The students will learn about how, in Matlab , it can be advantageous to use linear-algebra formulations, memory pre-allocation, and built-in functions to speed up their code. They will be coding a Monte-Carlo simulation to solve a fun, and non-intuitive, probability riddle and therefore will be introduced to the idea of Monte-Carlo simulations.

This would be a fun activity for an introductory programming course using Matlab. Keep in mind that, due to the small size problem that we are dealing with in this activity, it may seem, to the students, that the time grain by these techniques is not worth the time to optimize.   It is important to remind the students that 1.) They could be dealing with much larger, higher-dimensional, problems in the future where these techniques will save them a lot of time, and 2.) They may be solving problems, such as real-time control algorithm for automation, where they only have 100 microseconds to solve the problem and therefore optimization of the algorithm is also crucial or your machine/robot will crash.  So, keep in mind, the goal of this activity is to introduce them to concepts that will speed up their code, but the gain margin may not be as obviously great as it could be in the future when solving more advanced problems.

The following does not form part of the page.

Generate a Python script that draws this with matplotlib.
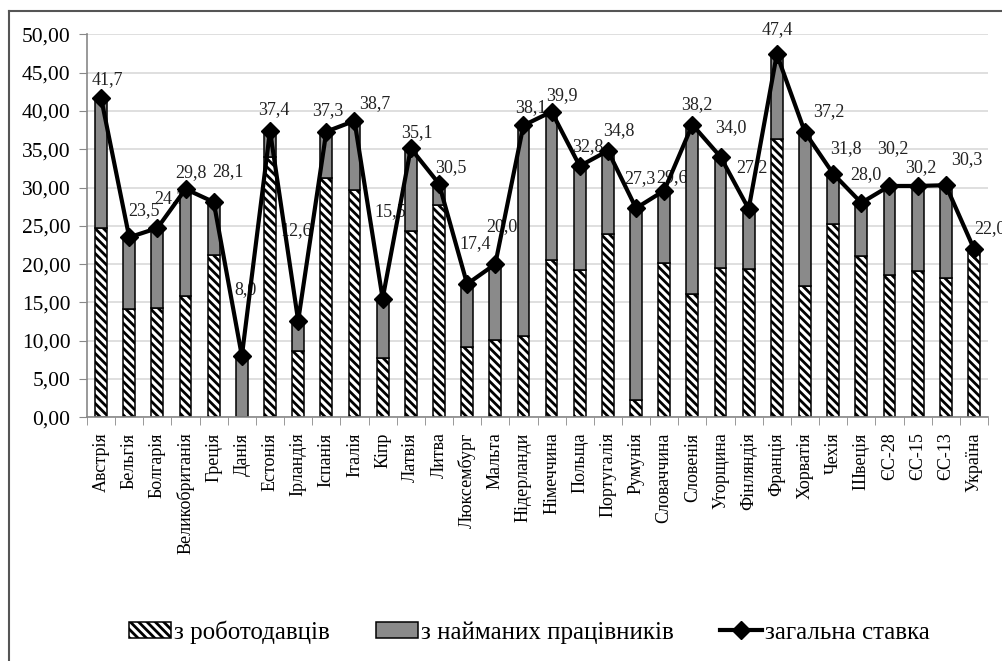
import matplotlib
matplotlib.use("Agg")
import matplotlib.pyplot as plt
from matplotlib.lines import Line2D
import numpy as np

plt.rcParams['font.family'] = ['Liberation Serif', 'DejaVu Serif']
plt.rcParams['hatch.linewidth'] = 2.0

countries = ['Австрія', 'Бельгія', 'Болгарія', 'Великобританія', 'Греція', 'Данія',
             'Естонія', 'Ірландія', 'Іспанія', 'Італія', 'Кіпр', 'Латвія', 'Литва',
             'Люксембург', 'Мальта', 'Нідерланди', 'Німеччина', 'Польща', 'Португалія',
             'Румунія', 'Словаччина', 'Словенія', 'Угорщина', 'Фінляндія', 'Франція',
             'Хорватія', 'Чехія', 'Швеція', 'ЄС-28', 'ЄС-15', 'ЄС-13', 'Україна']

# employer contribution (bottom part) and total rate
employer = [24.7, 14.1, 14.3, 15.8, 21.2, 0.0, 34.0, 8.6, 31.3, 29.7, 7.8, 24.3, 27.7,
            9.2, 10.1, 10.6, 20.6, 19.2, 23.9, 2.2, 20.2, 16.1, 19.5, 19.4, 36.3,
            17.2, 25.3, 21.0, 18.6, 19.1, 18.2, 22.0]
total = [41.7, 23.5, 24.7, 29.8, 28.1, 8.0, 37.4, 12.6, 37.3, 38.7, 15.5, 35.1, 30.5,
         17.4, 20.0, 38.1, 39.9, 32.8, 34.8, 27.3, 29.6, 38.2, 34.0, 27.2, 47.4,
         37.2, 31.8, 28.0, 30.2, 30.2, 30.3, 22.0]
employee = [round(t - e, 1) for t, e in zip(total, employer)]

# label offsets from the marker, in pixels (dx, dy)
label_offsets = [(6, 18), (15, 27), (13, 30), (5, 16), (14, 30), (4, 66), (4, 21), (-2, 90),
                 (1, 21), (20, 17), (8, 87), (6, 16), (12, 16), (8, 40), (7, 38), (7, 18),
                 (10, 16), (8, 19), (11, 20), (4, 30), (8, 13), (4, 20), (10, 29), (3, 41),
                 (0, 25), (24, 21), (13, 25), (5, 28), (3, 37), (3, 18), (21, 26), (16, 20)]

fig = plt.figure(figsize=(10.02, 6.61), dpi=100)
W, H = 1002, 661
ax = fig.add_axes([87 / W, (H - 417.3) / H, (988 - 87) / W, (417.3 - 34.3) / H])

x = np.arange(len(countries))
bw = 0.42
b1 = ax.bar(x, employer, bw, color='white', edgecolor='black', hatch='\\\\\\\\', linewidth=1.1,
            zorder=2, label='з роботодавців')
b2 = ax.bar(x, employee, bw, bottom=employer, color='#8a8a8a', edgecolor='black', linewidth=1.1,
            zorder=2, label='з найманих працівників')
ln, = ax.plot(x, total, color='black', lw=3, marker='D', ms=9, zorder=3, label='загальна ставка')

for i, t in enumerate(total):
    dx, dy = label_offsets[i]
    ax.annotate(f'{t:.1f}'.replace('.', ','), (x[i], t), xytext=(dx * 0.72, dy * 0.72),
                textcoords='offset points', ha='center', va='center', fontsize=13,
                color='#222222', zorder=1, annotation_clip=False)

ax.set_xlim(-0.5, len(countries) - 0.5)
ax.set_ylim(0, 50)
ax.set_yticks(np.arange(0, 51, 5))
ax.set_yticklabels([f'{v:.2f}'.replace('.', ',') for v in np.arange(0, 51, 5)], fontsize=15.5)
ax.set_xticks(x)
ax.set_xticklabels(countries, rotation=90, fontsize=13)
ax.set_xticks(np.arange(-0.5, len(countries), 1), minor=True)
ax.tick_params(axis='x', which='major', length=0, pad=11)
ax.tick_params(axis='x', which='minor', length=6, color='#888888', direction='out')
ax.tick_params(axis='y', length=6, color='#888888', pad=6)
ax.grid(axis='y', color='#d9d9d9', lw=1.2)
ax.set_axisbelow(True)
for s in ['top', 'right']:
    ax.spines[s].set_visible(False)
for s in ['left', 'bottom']:
    ax.spines[s].set_color('#888888')
    ax.spines[s].set_linewidth(1.2)

fig.legend([b1, b2, ln], [b1.get_label(), b2.get_label(), ln.get_label()],
           loc='center', bbox_to_anchor=(0.528, 1 - 632 / H), ncol=3, frameon=False,
           fontsize=18, handlelength=1.7, handletextpad=0.1, columnspacing=1.85,
           handleheight=0.6)

# outer frame
fig.add_artist(Line2D([9 / W, 9 / W], [0, 1 - 11 / H], color='#555555', lw=1.5,
                      transform=fig.transFigure))
fig.add_artist(Line2D([9 / W, 1], [1 - 11 / H, 1 - 11 / H], color='#555555', lw=1.5,
                      transform=fig.transFigure))

fig.savefig('out.png', dpi=100)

The Story (what are we trying to solve):

Setup: Imagine there is a Mom with two kids. Given: You are told that one of the children is a girl. Question: What is the probablity that the other child is also a girl? Note: We will assume that there is a 50-50 probability of having a girl or a boy. Without using computers or googling anything, what do students think is the correct answer for this riddle?

Student Answer and Correct Answer:

The majority of students will say that the answer is 50% probability that the second child is a girl. But it turns out that the correct answer is that the probability is actually 33%. At this point, students are confused about this answer.

Theoretical Explanation:

It can be explained using basic probability concepts.  Think about all the possibilities that could happen if you had two kids: Boy-Boy (BB), BG, GB, and finally GG.  Note that there are only 4 possibilities.  Out of those 4, one is thrown out (BB), since you have already been told that one of the children is a girl.  So, the only options that are left are BG, GB, and GG. Finally, the probability of having a GG is 1/3 using basic probability concepts GG/(GG+BG+GB)

Still Skeptical:

You will still have many students who are skeptical and argue that BG and GB are the same thing, so therefore it GG/(GG+BG) = 1/2.

Experimental Simulation Idea:

Now the programming begins!  How would you 1.) Simulate a birth 2.) Simulate two births 3.) Simulate two births for two moms 4.) Extend to N moms 5.) Finally, how do you keep track of the numbers (counting BB, BG, GB, and GG) to estimate the probability numerically.  You, as the teacher, should guide them into writing something like the following code, which will be our baseline speed comparison when varying the speed:

BASIC CODE FILE HERE

 
%%% Initialize %%%
Moms = 100000000; 
GG = 0;
BB = 0;
GBorBG = 0;

%%% Loop %%%%%
for ii = 1:Moms
    Kid1 = rand<.5; % First Birth is a Boy if 0 and Girl if 1
    Kid2 = rand<.5; % Second Birth is a Boy if 0 and Girl if 1
    Total = Kid1 + Kid2; % 0 is two Boys and 2 is two Girls
    if Total == 2;  %Count how many families have two Girls
        GG = GG + 1;
    elseif Total == 0; %Count how many families have two BOYS
        BB = BB + 1;
    else
        GBorBG = GBorBG + 1; %Count how many families have one GIRL
    end
end
toc

GG/(GG+GBorBG) % Calculate Probability

Ludicrous Speed!:

Now we will play with different variations of the above basic algorithm to explore possible speeding up of the code.  The following is the order of variations:

1.  Instead of counting while looping, we will store all the births in a vector and then use the built-in "sum()" function to do the adding at the end.  In this code, we will still be using a For-Loop.  The benefit of this is a much shorter length of code.  It turns out that bit of code is actually slower than the Basic code:

   
   tic
   for ii = 1:Moms
       Births(ii) = (rand<.5) + (rand<.5);
   end
   toc
   
   sum(Births==2)/(Moms - sum(Births==0))
   

2. Note that in Variation 1, Matlab needs to find a new contiguous unbroken block of memory to store the vector at every iteration.  This becomes quite cumbersome for Matlab, especially when data becomes large.  In this variation, we will add an initial pre-allocation of the memory location, so that Matlab doesn't need to find a location at every loop.  This code Variation 2 is now fast and shorter than the Basic code: 

   
   Births = zeros(Moms,1);
   tic
   for ii = 1:Moms
       Births(ii) = (rand<.5) + (rand<.5);
   end
   toc
   
   sum(Births==2)/(Moms - sum(Births==0))
   

3. Finally, we will eliminate the For-Loop entirely and take advantage of Matlab's built-in vectorizable functions to run this code without loops.  This happens to be the fastest of all the codes and the shortest length of them all also: 

   
   tic
   Births = sum(rand(Moms,2)<.5,2);
   toc
   
   sum(Births==2)/(Moms - sum(Births==0))
   

    

4. One final idea, if time permits, is to realize that this code is parallelizable and students could explore the GPU functionality in Matlab. 

1. Speeds will vary due to students using different computers.
2. No GPU access on Mac Silicon.